The unemployment rate fell even as more people began looking for work. But a much larger number said they found work.
More jobs and higher incomes should help consumers boost spending and increase economic growth.
Job gains in November and December were revised upward to show that an additional 60,000 jobs were created in those two months.
The government also issued its annual revisions to jobs data going back five years. They showed that hiring was stronger over the past two years than previously thought. The economy added about 1.82 million jobs last year, nearly twice as many as in 2010.
Even with the gains, the job market faces a long way back to full health. The nation has about 5.6 million fewer jobs than it did when the recession began in late 2007.
There are still 12.8 million people out of work, though that is the fewest since the recession ended. An additional 11 million are either working part-time but would prefer full-time work, or have stopped searching for jobs.
When all those groups are combined, nearly 24 million are considered “underemployed. The so-called “underemployment” rate ticked down in January to 15.1 percent, from 15.2 percent.
Several reports signaled this week that the economy is improving gradually.
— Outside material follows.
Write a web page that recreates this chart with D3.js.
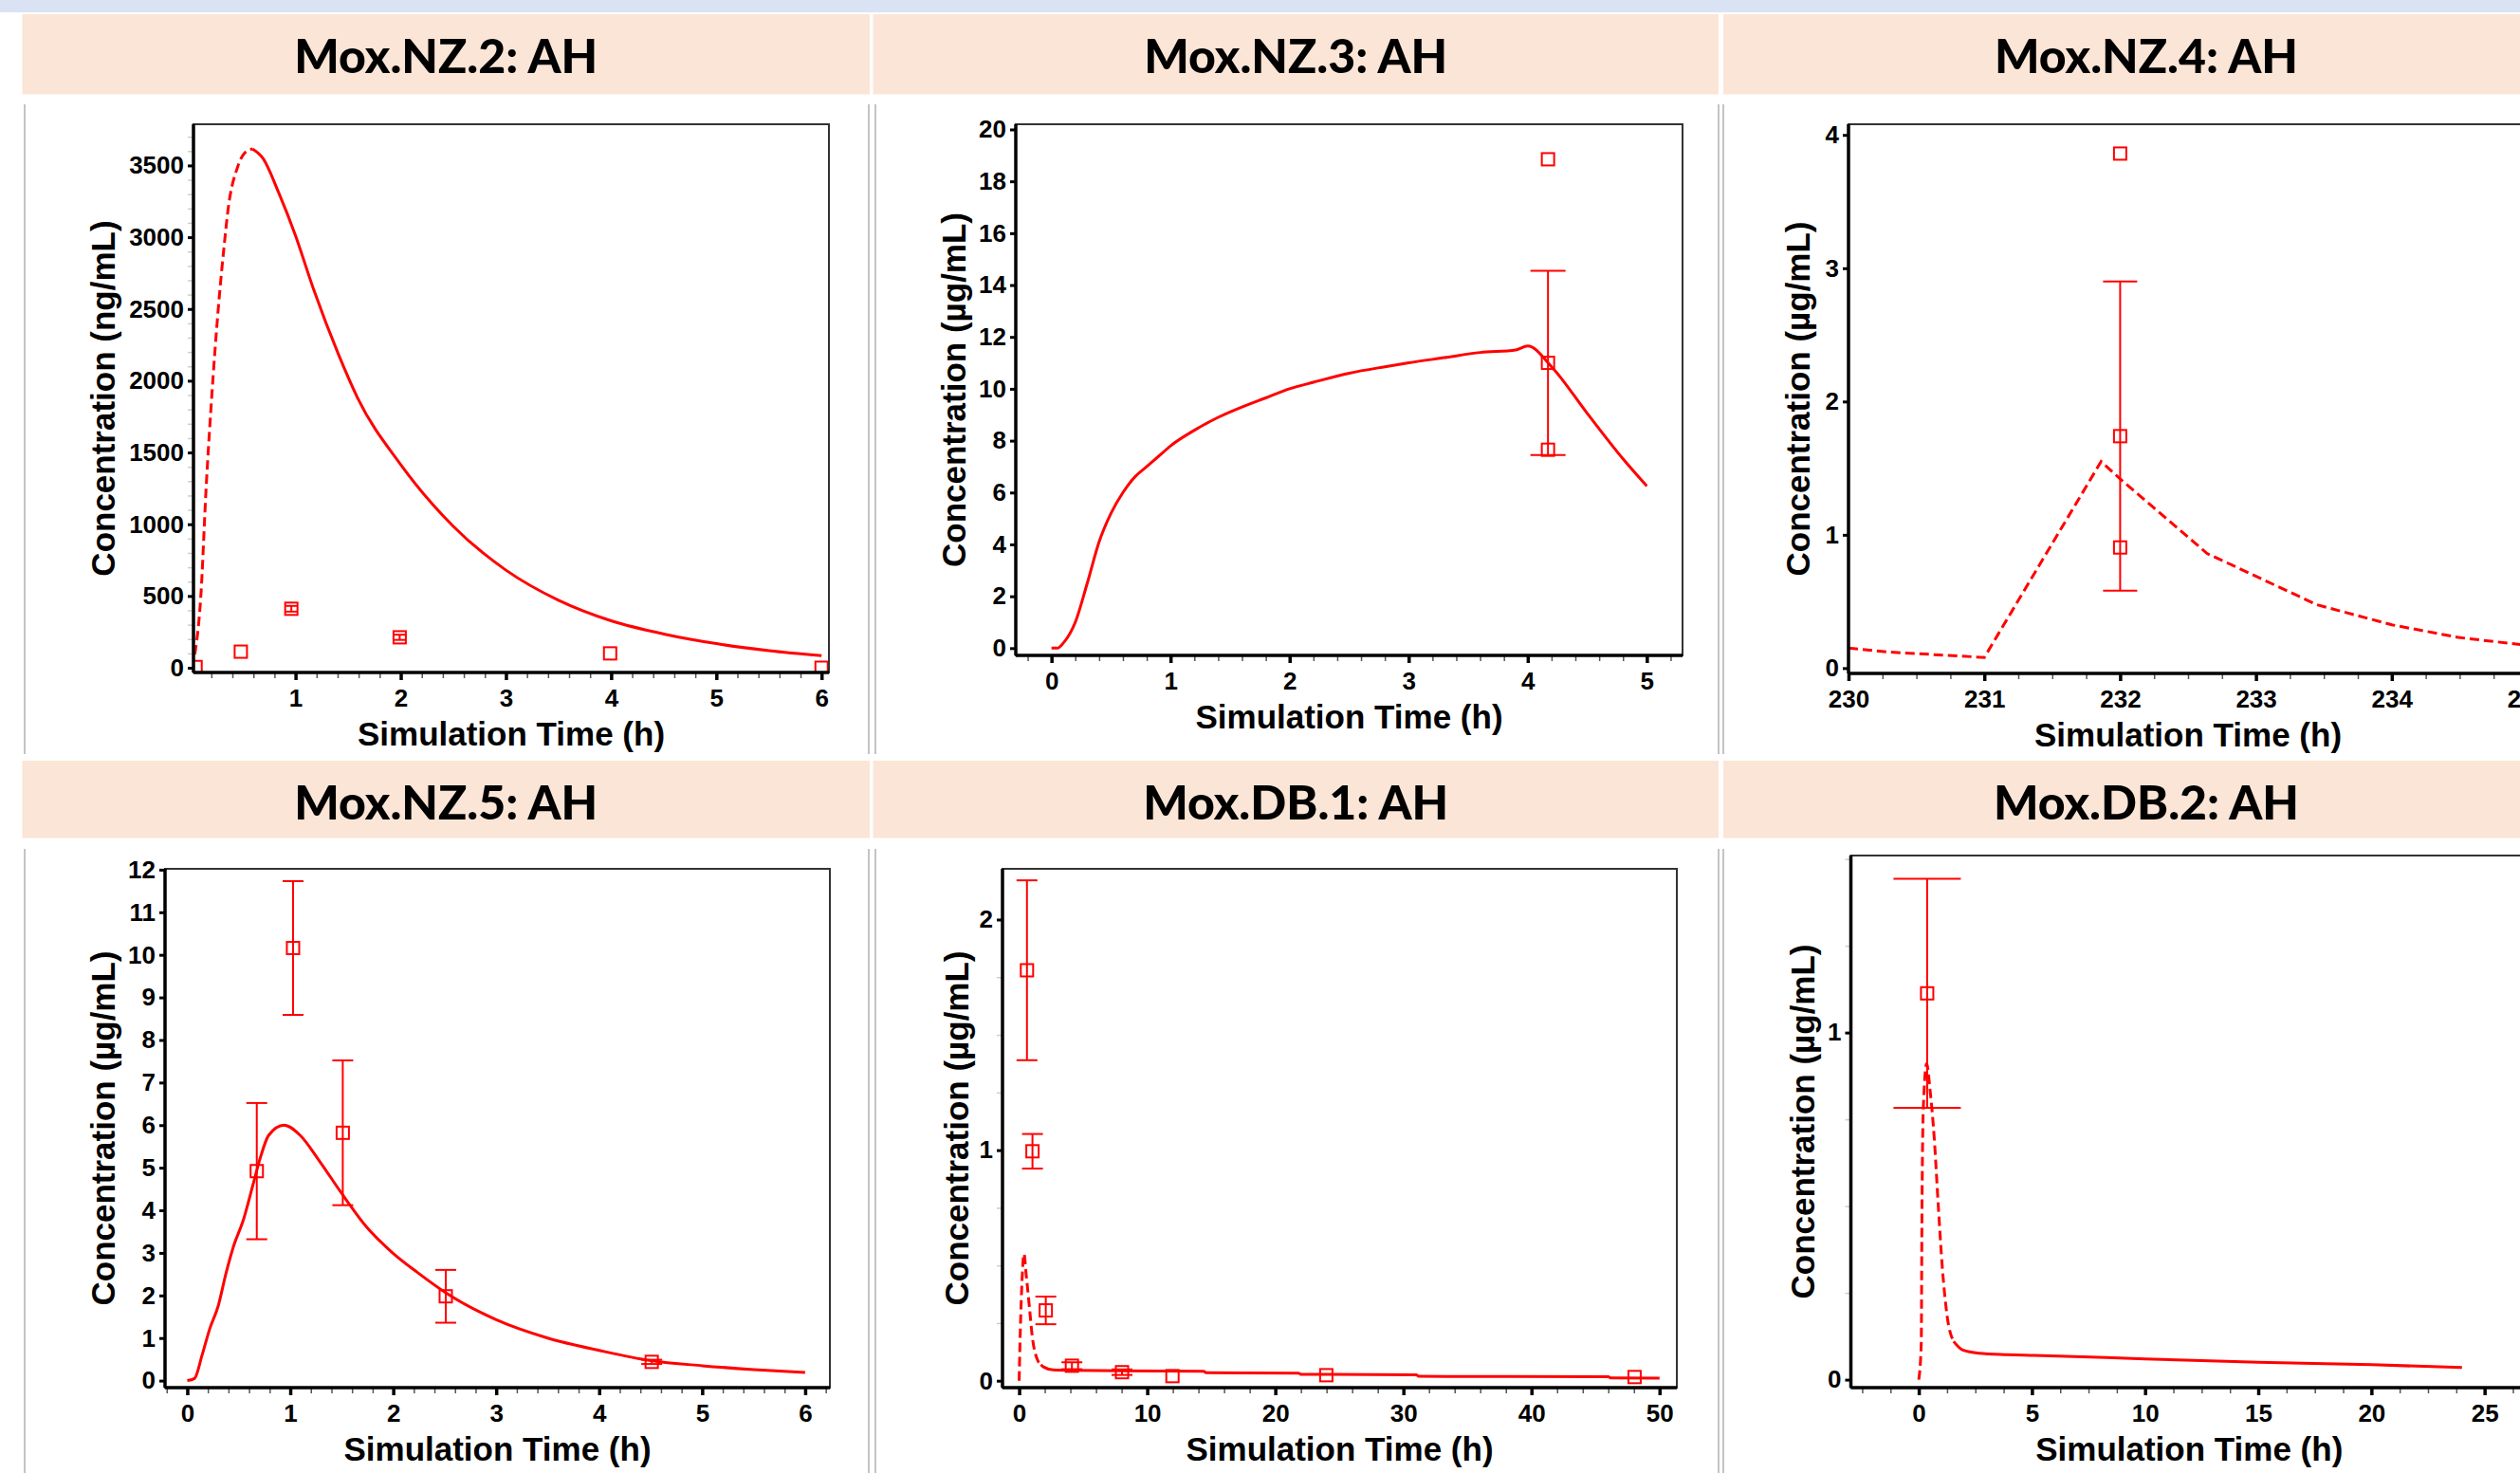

Manufacturers expanded at the fastest pace in seven months in January, a private survey showed.
And fewer people sought unemployment benefits last week, the Labor Department said. The four-week average of applications fell to its second-lowest level since June 2008. The drop shows that companies are cutting fewer jobs, which usually leads to more hiring.
Americans spent more at big chain retail stores last month compared with a year earlier. And automakers began 2012 with a strong sales gain in January. Healthier auto sales can boost a range of companies, from steel makers to parts suppliers to shippers.
The economy expanded at a 2.8 percent annual pace in the October-December quarter, a full percentage point higher than in the previous quarter.
Even so, economists expect slower growth this year. Much of the fourth quarter’s expansion was due to companies ordering more goods to restock their warehouses. Restocking is likely to slow in the first three months of this year. That would drag on growth.
Europe’s financial crisis could also slow demand for U.S. goods. And average wages failed to keep up with inflation last year. That leaves consumers with less spending power, which can hamper growth.